After the dot-com bubble burst in spring 2000 it was Google that saved the Web. By making searches available that were unbelievably fast and returned relevant links, Google made it possible for users to find what they were looking for, and for businesses (online & offline) to get their wares in front of consumers.
With the advent of AdWords and AdSense, Google sustained businesses large and small, and made viable their main search product… and gave them the cash required to set themselves up as one of the few major players in the coming cloud computing revolution (which is, of course, on-going).
But… in the past decade it’s become apparent that as Google as launched new products (Google Maps, Google News, Google Docs, Chrome, etc., etc.) it has also let slip it’s primary interest — it’s search engine. And slipping with it is the Open Web and the long-tail of businesses that need fast, relevant and filterable searches to survive.
Google would be best served today to split into two companies — Google Search and Google Everything Else.

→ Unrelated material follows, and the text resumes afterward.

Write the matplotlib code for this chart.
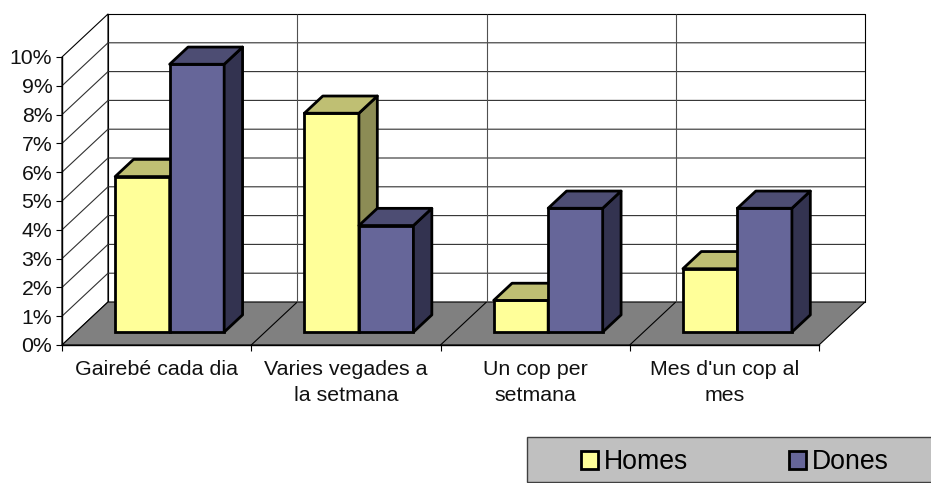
import matplotlib
matplotlib.use('Agg')
import matplotlib.pyplot as plt
from matplotlib.patches import Polygon, Rectangle

plt.rcParams['font.family'] = ['Liberation Sans', 'DejaVu Sans']

# values, in percent
categories = ['Gairebé cada dia', 'Varies vegades a\nla setmana', 'Un cop per\nsetmana', "Mes d'un cop al\nmes"]
homes = [5.4, 7.6, 1.1, 2.2]
dones = [9.3, 3.7, 4.3, 4.3]
y_ticks = list(range(0, 11))
y_labels = ['%d%%' % v for v in y_ticks]

W, H = 931, 483
fig = plt.figure(figsize=(W / 100, H / 100), dpi=100)
# front plane of the fake 3d box, in pixels
ax = fig.add_axes([62 / W, (H - 345) / H, (819 - 62) / W, (345 - 57) / H])
ax.set_xlim(0, 4)
ax.set_ylim(0, 10)
ax.patch.set_visible(False)

# how far the back wall sits from the front plane, in data units
depth_x = 46 / 189.25
depth_y = 43 / 28.8
bar_w = 0.288
gap = 0.208
bar_front = 0.30  # share of the depth where the bars start
bar_back = 0.70


def poly(pts, color, z, lw=0.8):
    ax.add_patch(Polygon(pts, closed=True, facecolor=color, edgecolor='black', linewidth=lw, zorder=z, clip_on=False, joinstyle='round'))


def line(xs, ys, z=1.5, color='#303030', lw=0.8):
    ax.plot(xs, ys, color=color, lw=lw, zorder=z, clip_on=False, solid_capstyle='butt')


# walls and floor
poly([(0, 0), (depth_x, depth_y), (depth_x, 10 + depth_y), (0, 10)], 'white', 1)
poly([(depth_x, depth_y), (4 + depth_x, depth_y), (4 + depth_x, 10 + depth_y), (depth_x, 10 + depth_y)], 'white', 1)
poly([(0, 0), (4, 0), (4 + depth_x, depth_y), (depth_x, depth_y)], '#808080', 1.2)

for v in y_ticks[1:-1]:
    line([0, depth_x, 4 + depth_x], [v, v + depth_y, v + depth_y])
for i in range(1, 4):
    line([i + depth_x, i + depth_x], [depth_y, 10 + depth_y], color='#505050')
    line([i, i + depth_x], [0, depth_y], z=1.3, color='black')


def draw_bars(values, offset, front, top, side, label, z):
    base = bar_front * depth_y
    shift = bar_front * depth_x
    xs = [i + gap + offset + shift for i in range(len(values))]
    bars = ax.bar(xs, values, width=bar_w, bottom=base, align='edge', color=front, edgecolor='black',
                  linewidth=2.0, label=label, zorder=z, clip_on=False)
    dx = (bar_back - bar_front) * depth_x
    dy = (bar_back - bar_front) * depth_y
    for x, v in zip(xs, values):
        y0, y1 = base, base + v
        x1 = x + bar_w
        poly([(x1, y0), (x1 + dx, y0 + dy), (x1 + dx, y1 + dy), (x1, y1)], side, z, lw=2.0)
        poly([(x, y1), (x1, y1), (x1 + dx, y1 + dy), (x + dx, y1 + dy)], top, z, lw=2.0)
    return bars


b1 = draw_bars(homes, 0, '#FFFF99', '#BFBF73', '#8C8C55', 'Homes', 3)
b2 = draw_bars(dones, bar_w, '#666699', '#4D4D73', '#333350', 'Dones', 4)

# axes
for s in ['top', 'right']:
    ax.spines[s].set_visible(False)
for s in ['left', 'bottom']:
    ax.spines[s].set_linewidth(1.0)
    ax.spines[s].set_zorder(2)
ax.set_yticks(y_ticks)
ax.set_yticklabels(y_labels, fontsize=15.3, color='#111111')
ax.set_xticks(range(5))
ax.set_xticklabels([])
ax.set_xticks([i + 0.5 for i in range(4)], minor=True)
ax.set_xticklabels(categories, minor=True, fontsize=15.4, color='#111111', linespacing=1.48)
ax.tick_params(axis='y', length=4, width=0.8, pad=3)
ax.tick_params(axis='x', which='major', length=4, width=0.8)
ax.tick_params(axis='x', which='minor', length=0, pad=11)

# legend box sits on the bottom right corner
fig.add_artist(Rectangle((527 / W, 1 / H), 405 / W, 45 / H, transform=fig.transFigure, facecolor='#C0C0C0', edgecolor='#404040', linewidth=1.0))
leg = fig.legend(handles=[b1, b2], labels=['Homes', 'Dones'], ncols=2, frameon=False, fontsize=19.2,
                 loc='center left', bbox_to_anchor=(581 / W, 21 / H), handlelength=0.65, handleheight=0.65,
                 handletextpad=0.22, columnspacing=3.76, borderaxespad=0, borderpad=0)

fig.savefig('out.png', dpi=100)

It’s time for Google to re-invent Web searching, and for Google Everything Else (or GEE, to coin a term) to stand on its own revenues.
With that move, searchers (and the businesses that thrive on them) will have their open and available Web… and those of us who love GEE will benefit from newly focused business model.
We’ll see what 2011 brings — either a re-energized Google, or a brash young upstart that within several years will make Google Search as good a stock pick as MySpace.